5) RCC will serve as the primary partner on the restoration of the private property "concrete gully" upstream. City DPU agrees in concept to provide speedy permit review and grant application support letters (RCC should be able to raise the (guessing) $1.5 million to accomplish the concrete channel restoration). RCC may be able to negotiate that the City provides up to 50% matching funds for that effort, as well (or, even more importantly, $200,000 in start-up funds to begin the survey, engineering, and permit work). Also, local partners like RCC typically have better success navigating private property concerns (and right of way costs) than City agencies.

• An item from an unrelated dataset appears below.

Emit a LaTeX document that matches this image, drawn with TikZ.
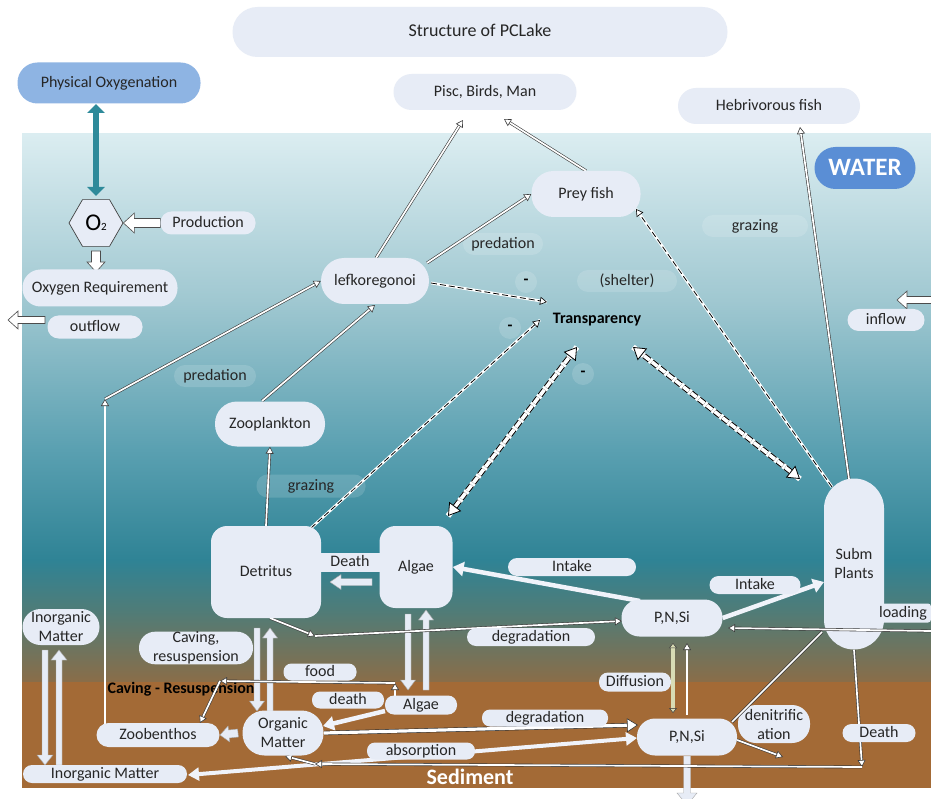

If RCC is serious about treating the stormwater to Reedy Creek, and not simply using the "concrete gully" as a red herring to stop the project downhill, RCC will readily pursue this huge opportunity for their organization.
My overall worry is that the City of Richmond doesn't care all that much about Reedy Creek, if they never produced a set of alternative approaches and didn't conduct meaningful listening sessions for the community. My overall worry is that Reedy Creek Coalition might not care that much either, if they have no concrete plan for advancing meaningful-scale watershed restoration work with or without the City's engineers.
There is a huge opportunity, and huge obligation, for community and city leaders to work together in this period of generous funding for watershed restoration and simply get it done in a way that everyone will be happy to describe to their grandkids one day. But as of last week, the two parties couldn't be much farther apart. And if Reedy Creek continues to erode and unravel (and take out big, beautiful trees) for another 30 years, I don't think anyone will be proud to tell their grandkids about their role in that lost opportunity. "I tried to steamroll a community, and failed!" "Oh yeah, well I stopped the City from investing in our community - and they never came back!"